Любопытно, думал ли он, умирая, о посвящении, через которое мы когда-то вместе прошли в Египте — под руководством Аккада терпеливо проникая в доктрины гностиков[3] из пустыни? Мне-то известно, как сильно они повлияли на Пьера. Ведь в трактовке смерти гностики вполне тверды и определенны, и после посвящения уже никак нельзя было придавать смерти особое значение, ведь смерть человека всего лишь итог смерти Бога! Не могу забыть, в какой ужас приводила меня эта мысль! Аккад, ласково улыбнувшись, тогда сказал нам на прощание:

— Не думайте о том, что вы тут узнали. Но постарайтесь поскорее с этим сжиться — чем быстрее сживетесь, тем быстрее перестанете об этом думать.

Очевидно он говорил о смерти с точки зрения истинного гностика, которая с тех пор заменила в нашем сознании обыденное представление о смерти, о такой, которая для Аккада и его секты была лишь следствием телесной слабости и недостатка утонченности.

— Смерть — прихоть, если позволяешь себе умереть прежде, чем находишь способ умереть с толком, — говорил он.

Я медленно повторял про себя эту фразу Аккада и, вглядываясь в убегавшую ночь, пытался представить, где он сейчас. Может быть, умер? Мне почудилось, будто от Пьера меня отделяет всего лишь один удар сердца.

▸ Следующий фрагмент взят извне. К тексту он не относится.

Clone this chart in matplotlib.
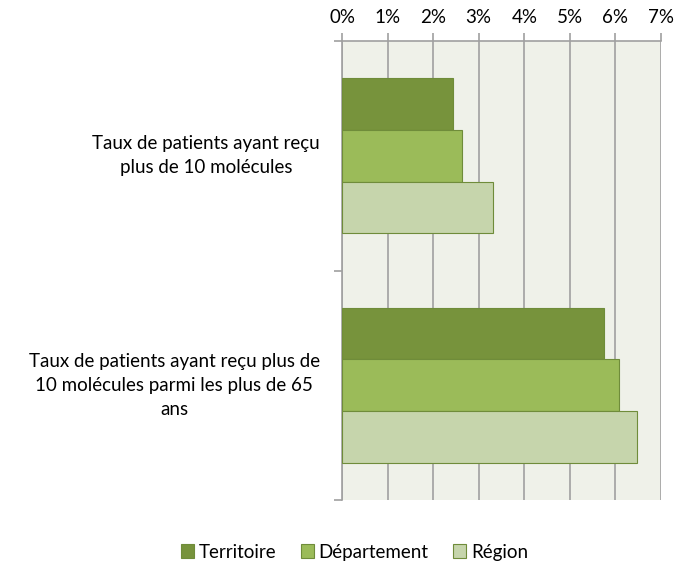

Все же нам повезло и со службой, и с путешествиями; мы наслаждались счастьем почти беспрерывного общения друг с другом, и нашей дружбе, вскоре переросшей в любовь, никогда не угрожала опасность зачахнуть. Совсем мальчишкой я познакомился с братом и сестрой, которые вели в своем шато жизнь отшельников, далекую от мелочных забот, странную жизнь, наполненную познанием самих себя и окружающей их красоты; и с тех пор мы редко разлучались. Пьер стал дипломатом, я — врачом при дипломатической миссии, но, несмотря на все превратности судьбы, даже в худшие времена мы получали назначения в соседние страны. Несколько раз нам улыбалась удача, и нас посылали в один город: его — в посольство Франции, меня — Британии. Таким образом мы вместе узнавали Каир и Рим, вместе осваивали Пекин, Берн и Мадрид. В разлуках Сильвия заменяла мне его, ему — меня, соединяла нас, живя попеременно то у меня, то у Пьера. Однако летний отпуск мы всегда проводили втроем в Верфеле. В общем, перемена мест и партнера не мешали нам сохранять наш стиль жизни (и любви).

Впоследствии, все обдумав, я женился на Сильвии, потому что она так захотела. И это еще прочнее связало нас троих. Однако я не был ничего не видящим лунатиком и отлично представлял психологические сложности нашего нового статуса. К тому же мне было известно, что в любой момент разум может окончательно изменить Сильвии; и тогда она навсегда переселится в зеленую тишь Монфаве, под своды большой психиатрической лечебницы, вознесшейся над бурлящими речками и солнечными беседками Воклюза, которые распространяют нечто вроде кинетического покоя Эпидавра.[4] Но мне ни разу не пришлось о чем-то пожалеть. Наша тройственная любовь чаровала меня всю жизнь, и с нею я сойду в могилу. Я знал, что встретил моих единственных вдохновителей, и собственной жизнью воплощал в действительность сюжет и контрапункт «Сонетов» Шекспира. Я нашел господина-госпожу моей страсти. О чем еще мне было мечтать?